I actually liked this flick, mainly because until Powell meets Loy in the car (which is the real first time they met) it's a rather pedantic picture. Then we have an instance of incredible chemistry popping on the screen right before our eyes. The interaction between the two is undeniable and the film is even more enjoyable thereafter, although I have to admit I agree with you about the ending- which was a concession to the Hayes code as much as anything else.
WS Van Dyke who directed later stated that while he was considering doing the Thin Man film, he was unsure until he filmed the scene of the first meeting of Powell and Loy. When he saw it and reviewed it later, he knew he had Nick and Nora and agreed to do the film as long as he had his two stars.
So, as a fan of The Thin Man films I have to say I love Manhatten Melodrama. (which also inspired several "Melodrammer" titled cartoons that year)!
Hi, J.C., thanks for stopping by. You always contribute an interesting viewpoint. It's a fun movie in many respects, as you say especially for the chemistry between Myrna Loy and William Powell. I enjoy movies that use real historical events as a backdrop. I am surprised, though, that they'd depict Clark Gable gunning down a man in cold blood. Usually they'd have the other bad guy shoot first to give the impression his firing back was self-defense. I know he's supposed to be a gangster, but he's also Clark Gable, for heaven's sake, not Cagney or Bogart. Gable's incessant cheerfulness in the face of this violence almost make him seem psychopathic. I wonder if it made the front office nervous?
Very true re: Gable, but then on the other hand, would Cagney and Bogart (during the point in their careers when this was made) have been able to pull off the loyalty and nobility bit and even make it semi-believable? It's an interesting question. Warner's was always pushing the edge with the bad boy stuff around this time, so I wasn't necessarily suprised. Of course they made the guy who was shot dispicable,etc. Audiences might have rooted for the likable gangter or rogue during the depression but murder is another question. Hence, the victim is dispicable and Gable still gets the chair in the end and Powell has to resign. As you know this is a very interesting period for films.

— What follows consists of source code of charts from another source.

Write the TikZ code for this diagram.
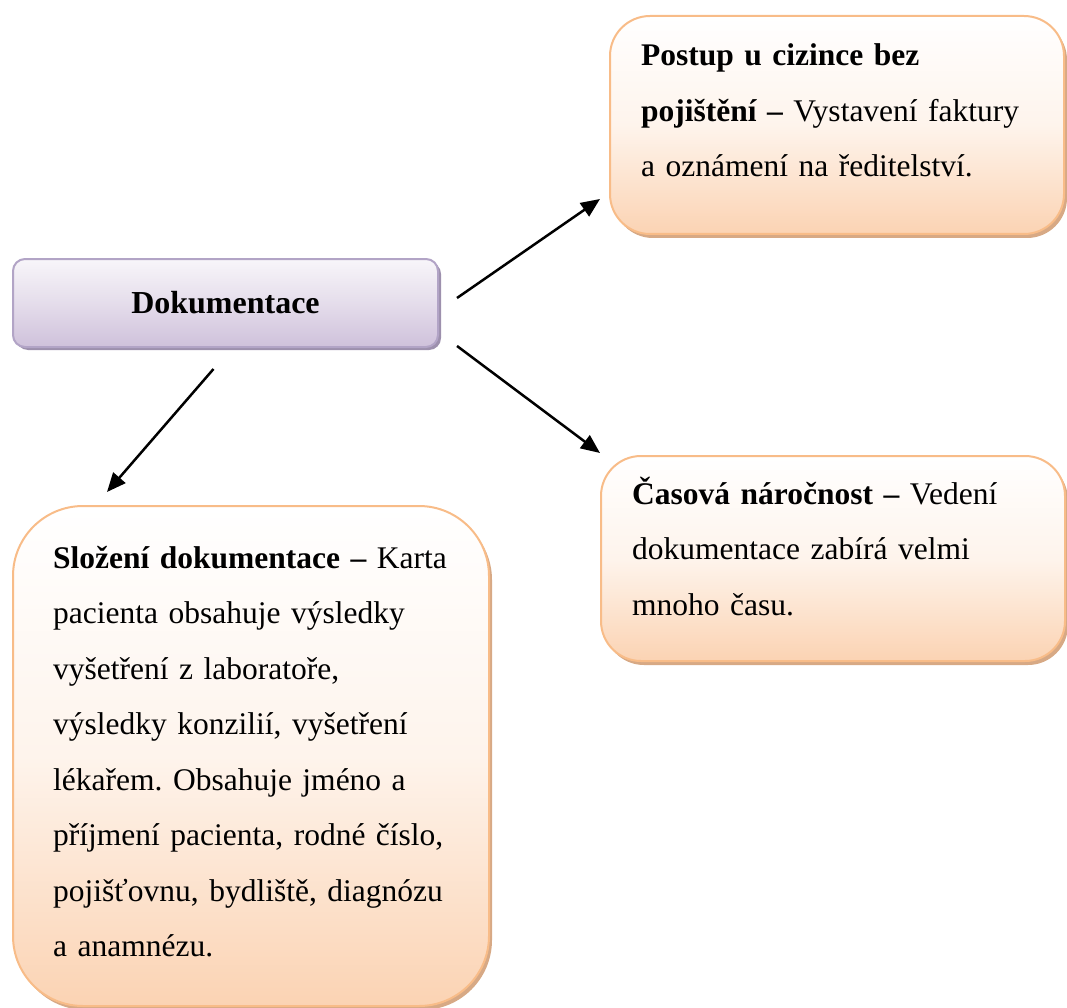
\documentclass[tikz,border=0pt]{standalone}
\usepackage{fontspec}
\setmainfont{Liberation Serif}
\usetikzlibrary{shadows,arrows.meta}

\definecolor{peach}{HTML}{FBD3B3}
\definecolor{peachline}{HTML}{F8BC88}
\definecolor{peachshadow}{HTML}{D7A985}
\definecolor{lilac}{HTML}{CFC1DB}
\definecolor{lilacline}{HTML}{B2A4C6}
\definecolor{lilacshadow}{HTML}{9D90AD}

\tikzset{
  card/.style={draw=peachline, line width=2pt, inner sep=0pt, anchor=north west,
    top color=white, bottom color=peach, middle color=peach!25!white,
    drop shadow={shadow xshift=3pt, shadow yshift=-4pt, fill=peachshadow, opacity=1}},
  headbox/.style={draw=lilacline, line width=2pt, inner sep=0pt, anchor=north west,
    top color=lilac!15!white, bottom color=lilac, middle color=lilac!55!white,
    rounded corners=12pt,
    drop shadow={shadow xshift=3pt, shadow yshift=-3pt, fill=lilacshadow, opacity=1},
    font=\fontsize{32}{38}\selectfont\bfseries},
  cardtext/.style={anchor=base west, inner sep=0pt, align=left,
    font=\fontsize{31.5}{55.5}\selectfont\frenchspacing},
  arr/.style={line width=2.5pt, -{Triangle[length=19pt,width=16pt]}}
}

\begin{document}
\begin{tikzpicture}[x=1pt, y=-1pt]
  \useasboundingbox (0,0) rectangle (1067,1008);

  % boxes
  \node[headbox, minimum width=425pt, minimum height=88pt] (dok) at (12,258) {Dokumentace};
  \node[card, rounded corners=40pt, minimum width=454pt, minimum height=218pt] (tr) at (609,15) {};
  \node[card, rounded corners=40pt, minimum width=464pt, minimum height=205pt] (mr) at (600,455) {};
  \node[card, rounded corners=70pt, minimum width=476pt, minimum height=500pt] (bl) at (12,505) {};

  % box texts
  \node[cardtext, text width=420pt] (trtext) at (641,66)
    {\textbf{Postup u cizince bez}\\
     \textbf{pojištění –} Vystavení faktury\\
     a oznámení na ředitelství.};
  \node[cardtext, text width=430pt] (mrtext) at (632,504)
    {\textbf{Časová náročnost –} Vedení\\
     dokumentace zabírá velmi\\
     mnoho času.};
  \node[cardtext, text width=430pt] (bltext) at (53,568)
    {\textbf{Složení dokumentace –} Karta\\
     pacienta obsahuje výsledky\\
     vyšetření z laboratoře,\\
     výsledky konzilií, vyšetření\\
     lékařem. Obsahuje jméno a\\
     příjmení pacienta, rodné číslo,\\
     pojišťovnu, bydliště, diagnózu\\
     a anamnézu.};

  % connectors
  \draw[arr] ([shift={(18,-5)}]dok.east) -- ([shift={(-9,-36)}]tr.south west);
  \draw[arr] ([shift={(18,-2)}]dok.south east) -- ([shift={(0,-2)}]mr.north west);
  \draw[arr] ([shift={(-12,21)}]dok.south) -- ([shift={(95,-13)}]bl.north west);
\end{tikzpicture}
\end{document}
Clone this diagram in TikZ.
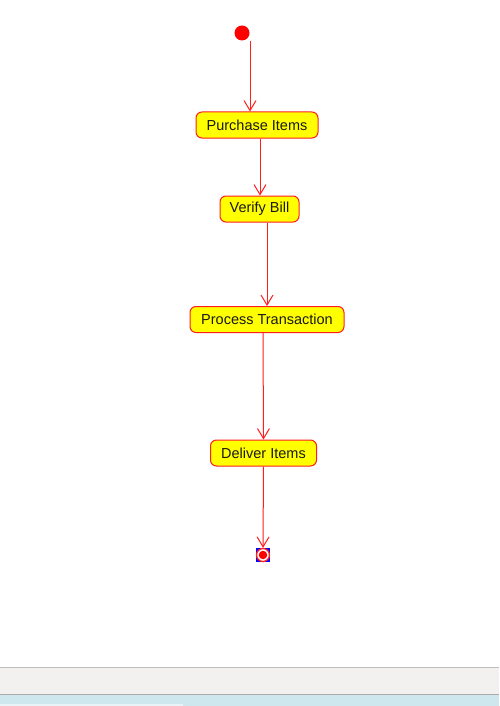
\documentclass[tikz,border=0pt]{standalone}
\usepackage{fontspec}
\setmainfont{Liberation Sans}
\usetikzlibrary{arrows.meta}
\definecolor{umlred}{RGB}{255,30,30}
\definecolor{umlyellow}{RGB}{255,255,0}
\definecolor{barbg}{RGB}{242,241,239}
\definecolor{barline}{RGB}{190,190,190}
\definecolor{bluebar}{RGB}{206,231,238}
\tikzset{
  activity/.style={draw=umlred, fill=umlyellow, rounded corners=6pt, line width=1pt,
    minimum height=26pt, inner sep=0pt, font=\fontsize{14.5}{16}\selectfont, text=black!90},
  flow/.style={draw=umlred, line width=1pt, -{Straight Barb[length=10pt,width=12pt,line width=1pt]}},
  startnode/.style={circle, fill=red, minimum size=15pt, inner sep=0pt},
}
\begin{document}
\begin{tikzpicture}[x=1pt,y=-1pt]
\useasboundingbox (0,0) rectangle (499,706);
\fill[white] (0,0) rectangle (499,706);
% bottom window strip
\fill[barbg] (0,667) rectangle (499,694);
\draw[barline, line width=0.8pt] (0,667.5) -- (499,667.5);
\fill[bluebar] (0,694) rectangle (499,706);
\draw[barline!90!black, line width=0.8pt] (0,694) -- (499,694);
\fill[bluebar!50!white] (0,703.5) rectangle (183,706);

\node[startnode] (init) at (242,33) {};
\node[activity, minimum width=122pt] (pi) at (257,125) {Purchase Items};
\node[activity, minimum width=79pt] (vb) at (259.5,209) {Verify Bill};
\node[activity, minimum width=154pt] (pt) at (267,319.5) {Process Transaction};
\node[activity, minimum width=106pt] (di) at (263.5,453) {Deliver Items};

% final node
\node[draw=none, fill=blue, minimum size=14pt, inner sep=0pt] (fin) at (263,555) {};
\node[circle, draw=umlred, fill=white, line width=1.3pt, minimum size=13pt, inner sep=0pt] (finring) at (fin) {};
\node[circle, fill=red, minimum size=8.5pt, inner sep=0pt] (findot) at (fin) {};

\draw[flow] ([xshift=8pt]init.center |- init.south) -- ([xshift=-7pt]pi.north);
\draw[flow] ([xshift=3pt]pi.south) -- ([xshift=0.5pt]vb.north);
\draw[flow] ([xshift=7.5pt]vb.south) -- ([xshift=0pt]pt.north);
\draw[flow] ([xshift=-4pt]pt.south) -- ([xshift=0pt]di.north);
\draw[flow] ([xshift=0pt]di.south) -- (fin.north);
\end{tikzpicture}
\end{document}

On a side note I am reviewing the new Warner Brother's Gangsters Collection Vol. 3 for a Shelf review (check it out very soon. I am happy to say that most of the films are appearing on DVD for the first time, and most are from the early thirties. It's a great local at pre-code flicks, including a sub-genre that is sorely represented on DVD: the so-called "shyster satire" or con-man/gangster comedy. Pretty good stuff. I am especially glad to see Lady Killer as it features one of my favorite, sadly underrated actresses, Mae Clark and one of my all time favorite actors: James Cagney.
That's probably true, Gable may be the only one whose sense of loyalty you'd believe. Looking forward to your review of the Gangsters Collection Vol. 3.
Remember, early in Gable's career he played a number of menacing heavies ("Night Nurse," "A Free Soul"), so for audiences of that time it wasn't that far removed from what he had previously shown on-screen.
Also note that "Manhattan Melodrama" is the only film Gable and William Powell made together...and, of course, both were married to the lady in my avatar (Carole Lombard).
Welcome, vp, and thank you for stopping by. You're right, Gable did have a turn at playing a few heavies. Though here he's lot more likeable than in his "Night Nurse" role. Too bad Gable and Powell did not make more films together. Great avatar.